Other Income Statement Items
Gains and losses from equity investments and interest and other income are expected to be a net gain of
approximately $100M, compared to a net gain of $87M in the second quarter.

2015 Outlook
The Outlook for full year 2015 does not include the potential impact of any business combinations, asset acquisitions, divestitures, strategic investments and other significant transactions that may be completed after July 15. The midpoint of the forecast ranges will be referred to when making comparisons to specific periods.
Revenue
Revenue for the year is expected to be down approximately 1% from 2014, down from our previous expectation of approximately flat. (The Street sees FY15 revenue of $54.77 billion.)
Gross Margin
Gross margin for the year is expected to be 61.5%, plus or minus a couple points, up 0.5 point from our previous expectation of 61%. This increase is primarily a result of lower factory start-up costs on 10nm.
Spending
Spending for R&D and MG&A for the year is expected to be approximately $19.8B plus or minus $400M, up $100M from our previous expectation of $19.7B plus or minus $400M. This $100M increase is primarily driven by acquisition related integration expenses.

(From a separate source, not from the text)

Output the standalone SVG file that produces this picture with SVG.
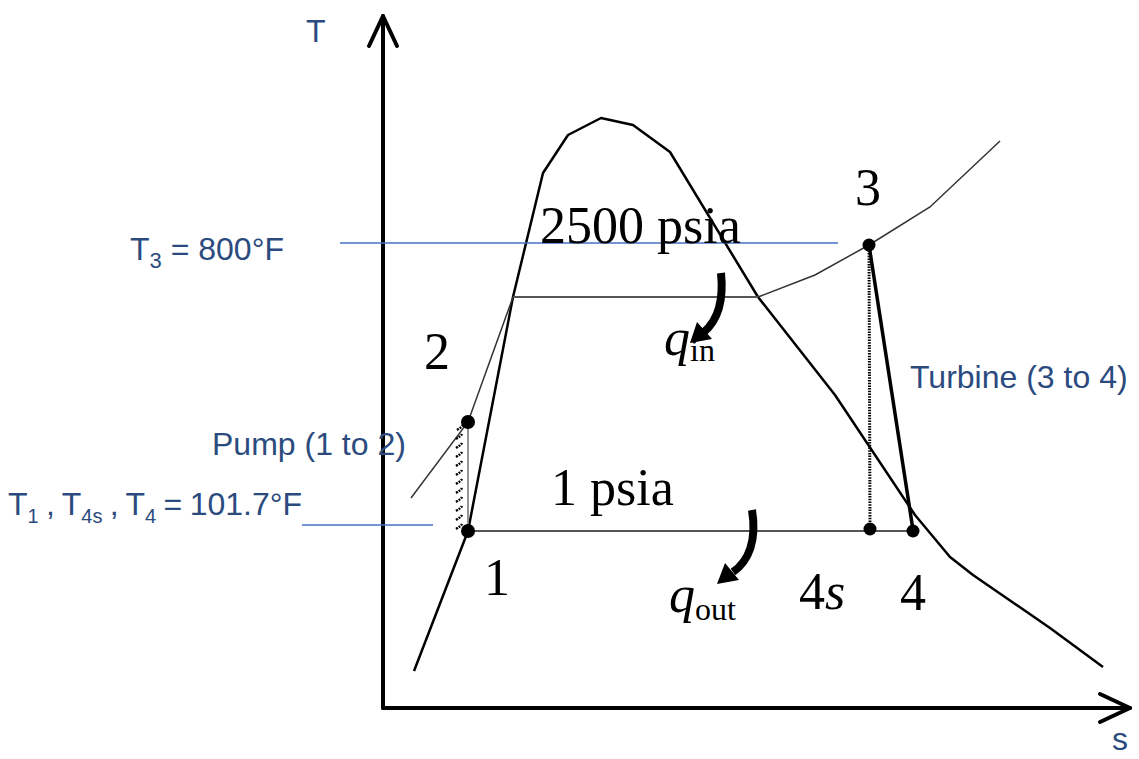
<svg xmlns="http://www.w3.org/2000/svg" width="1139" height="759" viewBox="0 0 1139 759">
<style>
.ax{stroke:#000;stroke-width:4;fill:none;stroke-linecap:round;stroke-linejoin:round}
.dome{stroke:#000;stroke-width:2.5;fill:none;stroke-linejoin:round}
.thin{stroke:#333;stroke-width:1.5;fill:none}
.iso{stroke:#555;stroke-width:1.8;fill:none}
.blue{stroke:#4472c4;stroke-width:1.5;fill:none}
.lbl{font-family:"Liberation Sans",Arial,sans-serif;fill:#2b4b7e;font-size:32px}
.num{font-family:"Liberation Serif","Times New Roman",serif;fill:#000;font-size:52px}
.dot{fill:#000}
.carrow{stroke:#000;stroke-width:8;fill:none}
</style>
<g id="axes">
<path class="ax" d="M383 708 V16"/>
<path class="ax" d="M369 46 L383 16 L397 46"/>
<path class="ax" d="M383 708 H1130"/>
<path class="ax" d="M1100 694 L1130 708 L1100 722"/>
<text class="lbl" x="306" y="42">T</text>
<text class="lbl" x="1112" y="750">s</text>
</g>
<g id="dome">
<path class="dome" d="M414 671 L468 531 L513 297 L543 173 L568 135 L601 118 L633 125 L670 152 L758 297 L835 395 L915 515 L950 557 L973 575 L1050 628 L1103 667"/>
</g>
<g id="connectors">
<path class="iso" d="M513 297 H758"/>
<path class="thin" d="M758 297 L815 275 L869 245 L930 207 L1000 141"/>
<path class="thin" d="M411 498 L468 422 L513 297"/>
<path class="iso" d="M468 531 H913"/>
<path class="iso" d="M468 422 V531" style="stroke:#888"/>
<path d="M457 430 q5 -3 6 -5 M456 439 q5 -3 6 -5 M456 448 q5 -3 6 -5 M456 457 q5 -3 6 -5 M456 466 q5 -3 6 -5 M456 475 q5 -3 6 -5 M456 484 q5 -3 6 -5 M456 493 q5 -3 6 -5 M456 502 q5 -3 6 -5 M456 511 q5 -3 6 -5 M456 520 q5 -3 6 -5 M456 529 q5 -3 6 -5" stroke="#000" stroke-width="2.5" fill="none" stroke-dasharray="2 1"/>
<path d="M869 245 L913 530" stroke="#000" stroke-width="3.5" fill="none"/>
<path d="M869 245 L870 528" stroke="#000" stroke-width="3" fill="none" stroke-dasharray="1.5 1.2"/>
<path class="blue" d="M340 243 H838"/>
<path class="blue" d="M302 525 H433"/>
<path class="carrow" d="M721 273 C724 302 718 320 704 332"/>
<polygon points="690,343 697,322 712,339"/>
<path class="carrow" d="M752 510 C757 540 749 561 733 572"/>
<polygon points="717,584 725,563 739,580"/>
</g>
<g id="point1"><circle class="dot" cx="468" cy="531" r="7"/><text class="num" x="484" y="595">1</text></g>
<g id="point2"><circle class="dot" cx="468" cy="422" r="7"/><text class="num" x="424" y="369">2</text></g>
<g id="point3"><circle class="dot" cx="869" cy="245" r="6.5"/><text class="num" x="855" y="205">3</text></g>
<g id="point4s"><circle class="dot" cx="870" cy="529" r="6.5"/><text class="num" x="799" y="609" font-size="54">4<tspan font-style="italic">s</tspan></text></g>
<g id="point4"><circle class="dot" cx="913" cy="531" r="6.5"/><text class="num" x="900" y="610" font-size="54">4</text></g>
<g id="labels">
<text class="num" x="540" y="243">2500 psia</text>
<text class="num" x="551" y="505" font-size="54">1 psia</text>
<text class="num" x="664" y="355" font-size="54"><tspan font-style="italic">q</tspan><tspan font-size="32" dy="6">in</tspan></text>
<text class="num" x="669" y="612" font-size="54"><tspan font-style="italic">q</tspan><tspan font-size="32" dy="8">out</tspan></text>
<text class="lbl" x="130" y="260" font-size="33">T<tspan font-size="22" dy="8">3</tspan><tspan dy="-8"> = 800°F</tspan></text>
<text class="lbl" x="8" y="515" font-size="31" word-spacing="-1.5">T<tspan font-size="20" dy="8">1</tspan><tspan dy="-8"> , T</tspan><tspan font-size="20" dy="8">4s</tspan><tspan dy="-8"> , T</tspan><tspan font-size="20" dy="8">4</tspan><tspan dy="-8"> = 101.7°F</tspan></text>
<text class="lbl" x="212" y="455">Pump (1 to 2)</text>
<text class="lbl" x="910" y="388">Turbine (3 to 4)</text>
</g>
</svg>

Depreciation is forecast to be approximately $7.9B plus or minus $100M, down $100M from our previous expectation of $8.0B plus or minus $100M.

Amortization of acquisition-related intangibles is forecast to be approximately $265M, up from our previous expectation of $250M.
Other Income Statement Items
The tax rate for each of the third and fourth quarters is expected to be 26%, up from our previous expectation of 25%.